H. S : Ce mouvement est constitué de gens qui sont souvent invisibles. Le mouvement des gilets jaunes n’est pas de droite ou de gauche, même si l’extrême droite et l’extrême gauche essaient de le récupérer, l’extrême droite plus que l’extrême gauche. Mais, je pense aussi que ce mouvement est profondément réactionnaire, nationaliste. Pour moi, si l’on doit qualifier ce mouvement de révolutionnaire, dans ce cas il faut dire que c’est une révolution conservatrice. Est-ce que l’on retrouve dans d’autres pays des profils sociaux analogues aux gilets jaunes parmi ceux qui ont voté pour le Brexit en Angleterre, qui ont donné leurs voix à des clowns fascistes qui sont dans le gouvernement italien actuel, qui regardent Trump à la télé et votent pour lui en étant convaincus qu’il apportera la bonne solution, et voteront également pour lui lors des prochaines élections ?

   Notre époque est devenue tocquevillienne

J.Z : Aujourd’hui, les étudiants pensent peut-être plus à valider leurs crédits et intégrer un monde du travail difficile d’accès qu’à lire Marx, Herbert Marcuse ou Bourdieu et sortir dans la rue pour demander plus de justice sociale. C’est peut-être cela qui menace la démocratie aujourd’hui, cette absence de désirs utopiques pour créer un monde meilleur, cette acceptation de l’inacceptable. Au début du XIXème siècle, Tocqueville écrivait de manière résignée que la démocratie avait réussi à s’imposer et qu’il fallait composer désormais avec ce régime politique, que cela nous plaise ou pas. Aujourd’hui, notre époque est devenue tocquevillienne. C’est comme s’il fallait désormais s’accommoder des logiques de la gouvernance, c’est-à-dire des privatisations, du new management public, des logiques gestionnaires et de l’austérité, des décisions technocratiques de personnes qui passent leur journée à coller des posthites sur les murs des Ministères. Or, à mon avis, c’est cette gouvernance, plus que les mobilisations des gilets jaunes, qui menace la démocratie, et il ne faut surtout pas se dire qu’il faut inévitablement faire avec.

H.S :Il y a beaucoup de gens qui n’ont pas confiance dans la politique, toute cette globalisation est trop compliquée pour eux.
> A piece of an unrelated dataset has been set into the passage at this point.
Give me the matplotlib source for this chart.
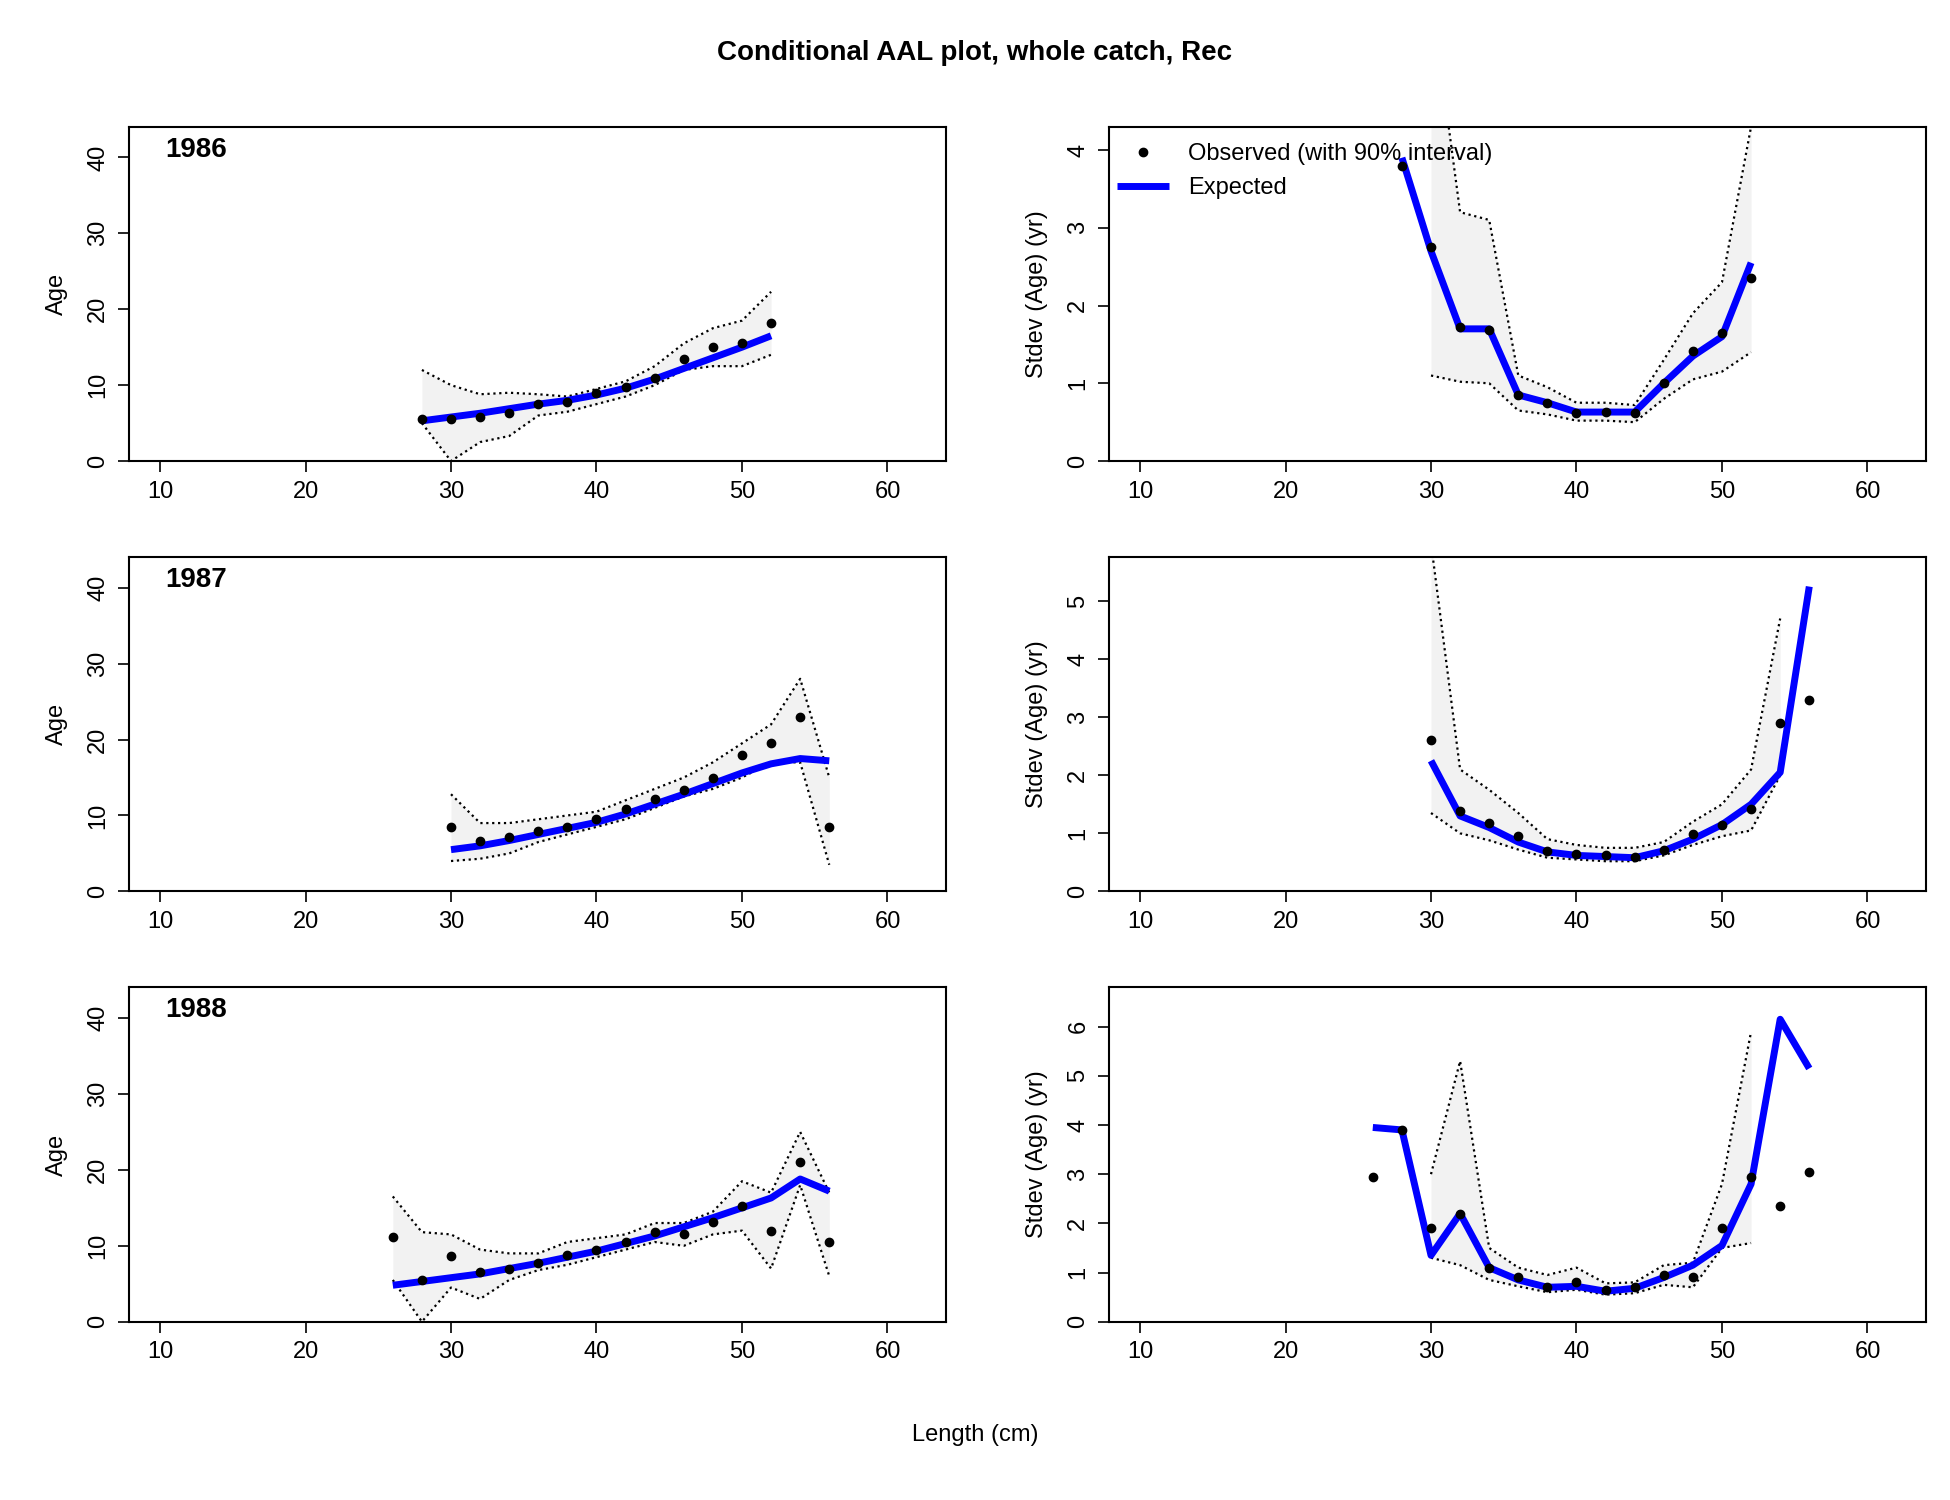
import numpy as np
import matplotlib
matplotlib.use("Agg")
from matplotlib import pyplot as plt

plt.rcParams['font.family'] = ['Liberation Sans', 'DejaVu Sans']
nan = np.nan

len86 = np.arange(28, 53, 2)
len87 = np.arange(30, 57, 2)
len88 = np.arange(26, 57, 2)

# mean age panels
age_obs86 = [5.5, 5.5, 5.8, 6.3, 7.5, 7.8, 9, 9.8, 11, 13.5, 15, 15.5, 18.2]
age_exp86 = [5.3, 5.8, 6.3, 6.9, 7.5, 8, 8.7, 9.6, 10.8, 12.2, 13.6, 15, 16.5]
age_up86 = [12, 10, 8.8, 9, 8.8, 8.5, 9.5, 10.5, 12.5, 15.5, 17.5, 18.5, 22.3]
age_lo86 = [5, 0, 2.5, 3.3, 6, 6.5, 7.5, 8.5, 10, 12, 12.5, 12.5, 14]

age_obs87 = [8.5, 6.7, 7.2, 8.0, 8.5, 9.5, 10.8, 12.2, 13.3, 15, 18, 19.5, 23, 8.5]
age_exp87 = [5.5, 6, 6.7, 7.5, 8.3, 9.1, 10.2, 11.5, 12.8, 14.2, 15.6, 16.8, 17.5, 17.2]
age_up87 = [12.8, 9, 9, 9.5, 10, 10.5, 12, 13.5, 15, 17, 19.5, 22, 28, 15]
age_lo87 = [4, 4.3, 5, 6.5, 7.5, 8.5, 9.5, 11, 12.5, 13.5, 15, 17, 17, 3.5]

age_obs88 = [11.2, 5.5, 8.7, 6.5, 7, 7.8, 8.8, 9.5, 10.5, 11.8, 11.5, 13.2, 15.3, 12, 21, 10.5]
age_exp88 = [4.8, 5.3, 5.8, 6.3, 7, 7.7, 8.5, 9.3, 10.3, 11.3, 12.5, 13.7, 15, 16.3, 18.8, 17.2]
age_up88 = [16.5, 11.8, 11.5, 9.5, 9, 9, 10.5, 11, 11.5, 13, 13, 14.5, 18.5, 17, 25, 17]
age_lo88 = [5.5, 0, 4.5, 3, 5.5, 6.8, 7.5, 8.5, 9.5, 10.5, 10, 11.5, 12, 7, 18, 6]

# stdev panels
sd_obs86 = [3.8, 2.75, 1.72, 1.68, 0.85, 0.75, 0.62, 0.63, 0.62, 1.0, 1.42, 1.65, 2.35]
sd_exp86 = [3.9, 2.7, 1.7, 1.7, 0.85, 0.75, 0.63, 0.63, 0.63, 1.0, 1.35, 1.6, 2.55]
sd_up86 = [nan, 6, 3.2, 3.1, 1.1, 0.95, 0.75, 0.75, 0.72, 1.3, 1.9, 2.3, 4.3]
sd_lo86 = [nan, 1.1, 1.02, 1.0, 0.65, 0.6, 0.52, 0.52, 0.5, 0.8, 1.05, 1.15, 1.4]

sd_obs87 = [2.6, 1.38, 1.18, 0.95, 0.7, 0.65, 0.63, 0.6, 0.72, 0.98, 1.15, 1.42, 2.9, 3.3]
sd_exp87 = [2.25, 1.3, 1.1, 0.85, 0.68, 0.62, 0.6, 0.58, 0.7, 0.9, 1.15, 1.5, 2.05, 5.25]
sd_up87 = [6, 2.1, 1.75, 1.35, 0.9, 0.8, 0.75, 0.75, 0.85, 1.2, 1.5, 2.1, 4.7, nan]
sd_lo87 = [1.35, 1.0, 0.88, 0.72, 0.58, 0.55, 0.52, 0.52, 0.62, 0.8, 0.95, 1.05, 2.0, nan]

sd_obs88 = [2.95, 3.9, 1.9, 2.2, 1.1, 0.9, 0.7, 0.8, 0.65, 0.7, 0.95, 0.9, 1.9, 2.95, 2.35, 3.05]
sd_exp88 = [3.95, 3.9, 1.35, 2.2, 1.1, 0.85, 0.7, 0.72, 0.62, 0.68, 0.9, 1.15, 1.55, 2.8, 6.15, 5.15]
sd_up88 = [nan, nan, 3.0, 5.3, 1.5, 1.1, 0.95, 1.1, 0.78, 0.8, 1.15, 1.2, 2.8, 5.9, nan, nan]
sd_lo88 = [nan, nan, 1.3, 1.15, 0.85, 0.72, 0.6, 0.65, 0.55, 0.58, 0.75, 0.7, 1.5, 1.6, nan, nan]

years = ["1986", "1987", "1988"]
rows = [
    (len86, age_obs86, age_exp86, age_up86, age_lo86, sd_obs86, sd_exp86, sd_up86, sd_lo86, 4.3),
    (len87, age_obs87, age_exp87, age_up87, age_lo87, sd_obs87, sd_exp87, sd_up87, sd_lo87, 5.76),
    (len88, age_obs88, age_exp88, age_up88, age_lo88, sd_obs88, sd_exp88, sd_up88, sd_lo88, 6.8),
]

fig = plt.figure(figsize=(19.5, 15), dpi=100)
tops = [103, 453, 803]
H = 1220.0


def panel(ax, x, obs, exp, up, lo, ytop, yticks, ylabel):
    up = np.array(up, float)
    lo = np.array(lo, float)
    ax.fill_between(x, lo, up, color='#f2f2f2', lw=0)
    ax.plot(x, up, 'k:', lw=1.6)
    ax.plot(x, lo, 'k:', lw=1.6)
    ax.plot(x, exp, color='#0000ff', lw=5, solid_capstyle='butt', label='Expected')
    ax.plot(x, obs, 'o', color='k', ms=6, label='Observed (with 90% interval)')
    ax.set_xlim(7.85, 64.04)
    ax.set_ylim(0, ytop)
    ax.set_xticks([10, 20, 30, 40, 50, 60])
    ax.set_yticks(yticks)
    ax.set_yticklabels([str(t) for t in yticks], rotation=90, va='center')
    ax.tick_params(labelsize=17, length=8, width=1.2, pad=6)
    for s in ax.spines.values():
        s.set_linewidth(1.5)
    ax.set_ylabel(ylabel, fontsize=17, labelpad=14)


for i, r in enumerate(rows):
    x, ao, ae, au, al, so, se, su, sl, sdtop = r
    b = 1 - (tops[i] + 272) / H
    h = 272 / H
    axl = fig.add_axes([103 / 1560, b, 654 / 1560, h])
    panel(axl, x, ao, ae, au, al, 44.05, [0, 10, 20, 30, 40], 'Age')
    axl.text(0.045, 0.97, years[i], transform=axl.transAxes, fontsize=20,
             fontweight='bold', va='top')
    axr = fig.add_axes([887 / 1560, b, 654 / 1560, h])
    panel(axr, x, so, se, su, sl, sdtop, list(range(0, int(sdtop) + 1)), 'Stdev (Age) (yr)')
    if i == 0:
        hs, ls = axr.get_legend_handles_labels()
        axr.legend(hs[::-1], ls[::-1], loc='upper left', frameon=False, fontsize=17,
                   handlelength=2.2, borderaxespad=0.3, bbox_to_anchor=(-0.01, 1.0))

fig.text(0.5, 1 - 43 / H, 'Conditional AAL plot, whole catch, Rec', ha='center', va='center',
         fontsize=20, fontweight='bold')
fig.text(0.5, 1 - 1167 / H, 'Length (cm)', ha='center', va='center', fontsize=17)

fig.savefig('out.png', dpi=100)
Les chiffres du commerce international, les données statistiques complexes, les courbes, les tableaux etc. qui expliquent pourquoi une usine ferme, quand bien même elle fait des bénéfices, sont compliqués à comprendre. C’est à ce niveau qu’il y a un fossé entre les politiques et les citoyens. Mais, ce n’est pas seulement les électeurs qui sont démissionnaires, ce sont aussi les politiciens. Dans un article publié dans Les échos, Cécile Cornudet évoque les propos amers de Gérard Collomb, ancien ministre de l’Intérieur, et Alain Juppé, tenté de quitter son fief bordelais pour entrer au Conseil constitutionnel. Ces derniers livreraient un « regard désespéré » sur la société et quitteraient pour l’un d’entre d’eux la scène politique nationale et pour l’autre la scène politique tout court. Ces gens-là vont être remplacés par qui, par des gilets jaunes qui ont cassé les statuts de l’Arc de Triomphe ou qui s’en sont pris violemment aux policiers, à l’instar de ce boxeur condamné récemment à de la prison ferme ? Ce qui me gêne, c’est que c’est aussi un mouvement sans leader, même si des gens, tels que Jérôme Rodrigues ou Eric Drouet, apparaissent dans les médias. Les autres pays qui voient ça ne comprennent pas ce qui se passe en France. Vu de l’étranger, le mouvement des gilets jaunes est appréhendé avec incompréhension et inquiétude.